-- SHORT TASK --
The listing below begins with the first line you should copy; stop after the line containing "import pandas as pd", and drop every picture.

-- INFORMATION PROVIDED --
··········
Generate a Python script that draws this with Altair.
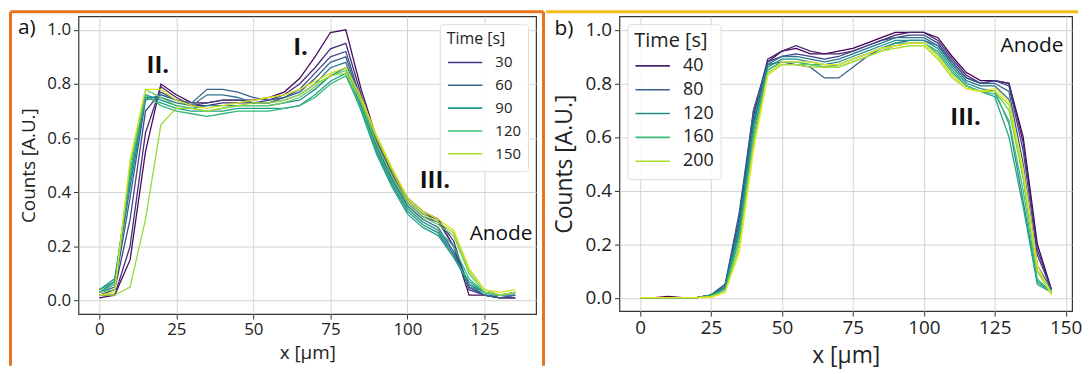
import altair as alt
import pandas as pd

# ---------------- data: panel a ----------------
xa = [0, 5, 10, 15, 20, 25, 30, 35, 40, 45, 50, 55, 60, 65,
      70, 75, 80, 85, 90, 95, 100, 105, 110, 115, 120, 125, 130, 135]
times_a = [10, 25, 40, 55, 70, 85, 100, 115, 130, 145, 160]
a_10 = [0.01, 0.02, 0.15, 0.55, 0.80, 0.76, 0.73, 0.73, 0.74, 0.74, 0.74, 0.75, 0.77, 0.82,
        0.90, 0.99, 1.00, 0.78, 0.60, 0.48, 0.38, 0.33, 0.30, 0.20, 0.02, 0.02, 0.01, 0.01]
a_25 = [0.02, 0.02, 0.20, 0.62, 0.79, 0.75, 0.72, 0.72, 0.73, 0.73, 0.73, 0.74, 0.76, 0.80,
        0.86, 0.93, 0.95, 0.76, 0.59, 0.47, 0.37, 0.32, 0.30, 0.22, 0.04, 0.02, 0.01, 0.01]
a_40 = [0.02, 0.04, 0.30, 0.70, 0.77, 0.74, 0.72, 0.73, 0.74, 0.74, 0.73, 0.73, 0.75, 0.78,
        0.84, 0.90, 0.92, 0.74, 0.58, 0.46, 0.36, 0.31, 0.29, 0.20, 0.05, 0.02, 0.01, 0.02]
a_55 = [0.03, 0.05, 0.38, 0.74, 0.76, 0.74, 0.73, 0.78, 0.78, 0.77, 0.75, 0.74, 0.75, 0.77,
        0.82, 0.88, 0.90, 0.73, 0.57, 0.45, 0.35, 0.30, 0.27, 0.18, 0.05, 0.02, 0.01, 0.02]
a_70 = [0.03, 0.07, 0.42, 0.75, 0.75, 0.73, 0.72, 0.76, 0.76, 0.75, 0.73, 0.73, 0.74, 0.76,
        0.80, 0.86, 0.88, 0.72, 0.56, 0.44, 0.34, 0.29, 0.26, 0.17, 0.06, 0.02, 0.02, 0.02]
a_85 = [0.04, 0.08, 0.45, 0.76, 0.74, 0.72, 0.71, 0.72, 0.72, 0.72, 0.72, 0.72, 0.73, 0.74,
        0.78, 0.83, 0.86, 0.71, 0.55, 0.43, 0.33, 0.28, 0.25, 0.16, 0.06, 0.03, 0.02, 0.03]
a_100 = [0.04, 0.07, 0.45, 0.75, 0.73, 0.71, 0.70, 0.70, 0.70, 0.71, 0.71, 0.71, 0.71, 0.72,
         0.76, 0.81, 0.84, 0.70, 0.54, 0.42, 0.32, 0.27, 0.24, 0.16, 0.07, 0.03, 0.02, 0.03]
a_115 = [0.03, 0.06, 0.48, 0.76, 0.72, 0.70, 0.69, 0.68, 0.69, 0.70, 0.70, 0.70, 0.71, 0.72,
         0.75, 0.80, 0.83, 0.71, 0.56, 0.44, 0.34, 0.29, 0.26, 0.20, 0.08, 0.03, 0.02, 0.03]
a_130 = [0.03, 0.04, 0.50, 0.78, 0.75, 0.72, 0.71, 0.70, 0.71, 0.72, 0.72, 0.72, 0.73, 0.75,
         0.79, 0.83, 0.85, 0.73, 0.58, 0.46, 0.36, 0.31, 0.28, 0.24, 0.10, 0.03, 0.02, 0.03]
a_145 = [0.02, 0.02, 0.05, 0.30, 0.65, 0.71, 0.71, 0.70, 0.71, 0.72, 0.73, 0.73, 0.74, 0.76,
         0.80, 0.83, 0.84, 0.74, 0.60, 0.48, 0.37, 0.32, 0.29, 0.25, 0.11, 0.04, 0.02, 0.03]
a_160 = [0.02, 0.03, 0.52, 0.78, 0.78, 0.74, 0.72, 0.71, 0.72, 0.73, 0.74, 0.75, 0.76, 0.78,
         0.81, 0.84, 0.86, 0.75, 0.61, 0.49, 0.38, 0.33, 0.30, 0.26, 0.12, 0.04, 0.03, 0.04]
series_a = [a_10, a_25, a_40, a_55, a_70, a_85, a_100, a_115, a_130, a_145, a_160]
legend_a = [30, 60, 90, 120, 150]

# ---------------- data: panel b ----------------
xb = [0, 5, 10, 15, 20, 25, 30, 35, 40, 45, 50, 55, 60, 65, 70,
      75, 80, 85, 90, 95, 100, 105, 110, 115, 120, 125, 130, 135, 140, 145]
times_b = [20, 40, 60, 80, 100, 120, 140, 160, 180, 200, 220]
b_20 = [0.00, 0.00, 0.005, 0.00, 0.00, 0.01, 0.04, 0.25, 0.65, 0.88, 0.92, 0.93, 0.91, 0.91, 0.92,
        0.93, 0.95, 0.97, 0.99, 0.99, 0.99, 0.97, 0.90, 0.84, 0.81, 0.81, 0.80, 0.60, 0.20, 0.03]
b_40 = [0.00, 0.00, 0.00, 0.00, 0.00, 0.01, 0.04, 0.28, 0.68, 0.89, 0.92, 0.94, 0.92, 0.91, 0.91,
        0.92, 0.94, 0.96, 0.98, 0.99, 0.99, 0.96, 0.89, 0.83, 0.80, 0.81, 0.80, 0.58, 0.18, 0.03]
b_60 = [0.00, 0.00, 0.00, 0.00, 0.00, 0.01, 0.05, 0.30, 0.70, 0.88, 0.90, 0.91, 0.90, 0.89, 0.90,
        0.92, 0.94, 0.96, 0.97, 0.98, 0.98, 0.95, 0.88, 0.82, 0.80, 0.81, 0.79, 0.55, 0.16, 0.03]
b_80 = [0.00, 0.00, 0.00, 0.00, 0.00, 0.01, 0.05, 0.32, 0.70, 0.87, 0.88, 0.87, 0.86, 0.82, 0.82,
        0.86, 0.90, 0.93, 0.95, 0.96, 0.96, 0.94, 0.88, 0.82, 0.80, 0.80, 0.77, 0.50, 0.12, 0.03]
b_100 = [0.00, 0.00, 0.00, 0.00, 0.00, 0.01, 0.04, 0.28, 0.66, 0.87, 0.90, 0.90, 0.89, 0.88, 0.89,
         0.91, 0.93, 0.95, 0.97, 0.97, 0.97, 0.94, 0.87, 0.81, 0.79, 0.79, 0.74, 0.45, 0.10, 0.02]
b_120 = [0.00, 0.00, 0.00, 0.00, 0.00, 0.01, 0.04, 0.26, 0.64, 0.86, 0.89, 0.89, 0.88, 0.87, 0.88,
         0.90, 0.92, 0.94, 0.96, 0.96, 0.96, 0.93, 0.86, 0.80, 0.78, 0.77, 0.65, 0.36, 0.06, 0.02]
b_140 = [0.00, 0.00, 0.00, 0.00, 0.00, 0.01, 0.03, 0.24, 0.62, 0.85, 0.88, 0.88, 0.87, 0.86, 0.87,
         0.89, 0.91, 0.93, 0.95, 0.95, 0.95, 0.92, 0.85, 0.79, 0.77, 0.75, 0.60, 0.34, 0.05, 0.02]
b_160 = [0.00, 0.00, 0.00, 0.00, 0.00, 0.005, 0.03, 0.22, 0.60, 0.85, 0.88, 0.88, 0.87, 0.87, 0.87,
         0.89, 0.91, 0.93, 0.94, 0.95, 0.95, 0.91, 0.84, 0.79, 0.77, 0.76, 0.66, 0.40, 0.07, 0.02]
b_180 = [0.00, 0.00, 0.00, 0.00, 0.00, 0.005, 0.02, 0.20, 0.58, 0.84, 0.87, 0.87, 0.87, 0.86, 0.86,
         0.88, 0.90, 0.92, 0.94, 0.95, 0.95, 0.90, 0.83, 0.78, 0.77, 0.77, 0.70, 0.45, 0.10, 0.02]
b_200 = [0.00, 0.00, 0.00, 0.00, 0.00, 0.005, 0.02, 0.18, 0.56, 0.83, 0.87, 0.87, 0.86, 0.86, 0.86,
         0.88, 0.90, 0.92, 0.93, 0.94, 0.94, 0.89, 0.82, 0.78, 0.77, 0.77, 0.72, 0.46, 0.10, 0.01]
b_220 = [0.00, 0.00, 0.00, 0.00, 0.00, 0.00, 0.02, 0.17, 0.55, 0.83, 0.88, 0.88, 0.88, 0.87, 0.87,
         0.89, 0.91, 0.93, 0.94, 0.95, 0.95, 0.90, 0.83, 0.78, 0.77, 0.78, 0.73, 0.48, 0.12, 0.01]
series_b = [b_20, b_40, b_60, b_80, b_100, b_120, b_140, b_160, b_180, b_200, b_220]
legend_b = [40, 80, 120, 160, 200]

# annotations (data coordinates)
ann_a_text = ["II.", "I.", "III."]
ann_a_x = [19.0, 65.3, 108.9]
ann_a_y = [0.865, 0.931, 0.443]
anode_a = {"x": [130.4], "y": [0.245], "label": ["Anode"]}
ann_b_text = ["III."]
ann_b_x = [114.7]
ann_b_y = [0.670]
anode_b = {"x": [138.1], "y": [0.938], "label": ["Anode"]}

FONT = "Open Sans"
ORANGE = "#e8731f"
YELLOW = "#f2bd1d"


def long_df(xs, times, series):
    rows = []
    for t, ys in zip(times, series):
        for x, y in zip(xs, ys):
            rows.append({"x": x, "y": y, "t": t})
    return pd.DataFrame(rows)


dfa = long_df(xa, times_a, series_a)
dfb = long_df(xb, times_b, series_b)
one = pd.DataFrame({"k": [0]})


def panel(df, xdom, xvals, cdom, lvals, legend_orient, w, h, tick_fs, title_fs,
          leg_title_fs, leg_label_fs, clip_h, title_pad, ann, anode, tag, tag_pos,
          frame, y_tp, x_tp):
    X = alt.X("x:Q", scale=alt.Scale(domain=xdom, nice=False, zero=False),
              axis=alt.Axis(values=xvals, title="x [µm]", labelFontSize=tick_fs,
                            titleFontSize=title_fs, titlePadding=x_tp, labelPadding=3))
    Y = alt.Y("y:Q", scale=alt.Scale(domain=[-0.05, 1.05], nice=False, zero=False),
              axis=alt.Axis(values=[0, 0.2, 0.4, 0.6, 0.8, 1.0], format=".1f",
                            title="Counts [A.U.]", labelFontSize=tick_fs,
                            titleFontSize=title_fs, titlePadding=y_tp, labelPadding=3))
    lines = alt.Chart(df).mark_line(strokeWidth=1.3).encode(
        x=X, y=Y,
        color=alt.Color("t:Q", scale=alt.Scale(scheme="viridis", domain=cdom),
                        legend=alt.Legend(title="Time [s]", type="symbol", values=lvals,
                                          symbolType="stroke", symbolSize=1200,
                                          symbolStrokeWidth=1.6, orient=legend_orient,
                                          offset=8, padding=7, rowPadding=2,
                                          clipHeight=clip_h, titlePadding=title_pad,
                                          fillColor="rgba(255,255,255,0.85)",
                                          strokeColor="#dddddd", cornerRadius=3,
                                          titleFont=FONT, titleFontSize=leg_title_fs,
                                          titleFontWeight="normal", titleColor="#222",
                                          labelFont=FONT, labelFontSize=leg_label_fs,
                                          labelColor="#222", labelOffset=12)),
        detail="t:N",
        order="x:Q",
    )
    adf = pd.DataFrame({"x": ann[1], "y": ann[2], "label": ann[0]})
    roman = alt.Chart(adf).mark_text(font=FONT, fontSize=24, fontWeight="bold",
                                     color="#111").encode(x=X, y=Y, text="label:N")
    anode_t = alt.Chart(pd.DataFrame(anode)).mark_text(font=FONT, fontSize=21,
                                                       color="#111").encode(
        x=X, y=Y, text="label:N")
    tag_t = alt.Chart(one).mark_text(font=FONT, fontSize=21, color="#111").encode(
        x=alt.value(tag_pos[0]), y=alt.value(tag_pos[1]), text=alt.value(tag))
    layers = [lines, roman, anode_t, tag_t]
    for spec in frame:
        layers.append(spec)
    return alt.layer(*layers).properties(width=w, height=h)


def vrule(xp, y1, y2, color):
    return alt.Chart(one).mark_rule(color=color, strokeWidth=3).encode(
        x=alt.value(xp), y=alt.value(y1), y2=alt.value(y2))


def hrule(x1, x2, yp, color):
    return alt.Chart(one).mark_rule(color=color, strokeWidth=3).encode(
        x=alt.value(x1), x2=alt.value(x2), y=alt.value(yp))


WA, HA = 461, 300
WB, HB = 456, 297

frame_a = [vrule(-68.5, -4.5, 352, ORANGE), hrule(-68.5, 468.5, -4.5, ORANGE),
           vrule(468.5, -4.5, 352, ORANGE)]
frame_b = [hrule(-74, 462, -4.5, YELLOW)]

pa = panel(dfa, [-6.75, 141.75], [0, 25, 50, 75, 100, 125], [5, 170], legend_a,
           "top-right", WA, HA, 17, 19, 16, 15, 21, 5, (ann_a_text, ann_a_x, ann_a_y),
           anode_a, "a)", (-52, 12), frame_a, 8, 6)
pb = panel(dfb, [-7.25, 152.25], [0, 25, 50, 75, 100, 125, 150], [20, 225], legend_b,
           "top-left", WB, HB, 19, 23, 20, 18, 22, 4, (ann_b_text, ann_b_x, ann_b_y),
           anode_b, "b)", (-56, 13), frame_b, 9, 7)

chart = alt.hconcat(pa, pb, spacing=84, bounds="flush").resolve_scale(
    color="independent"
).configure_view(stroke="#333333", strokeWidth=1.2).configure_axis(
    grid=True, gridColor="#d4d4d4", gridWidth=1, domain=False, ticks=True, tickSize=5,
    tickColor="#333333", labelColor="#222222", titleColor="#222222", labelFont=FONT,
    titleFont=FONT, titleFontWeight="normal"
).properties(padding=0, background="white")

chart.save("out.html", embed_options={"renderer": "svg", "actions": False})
··········
-- REPLY --
Generate a Python script that draws this with Altair.
import altair as alt
import pandas as pd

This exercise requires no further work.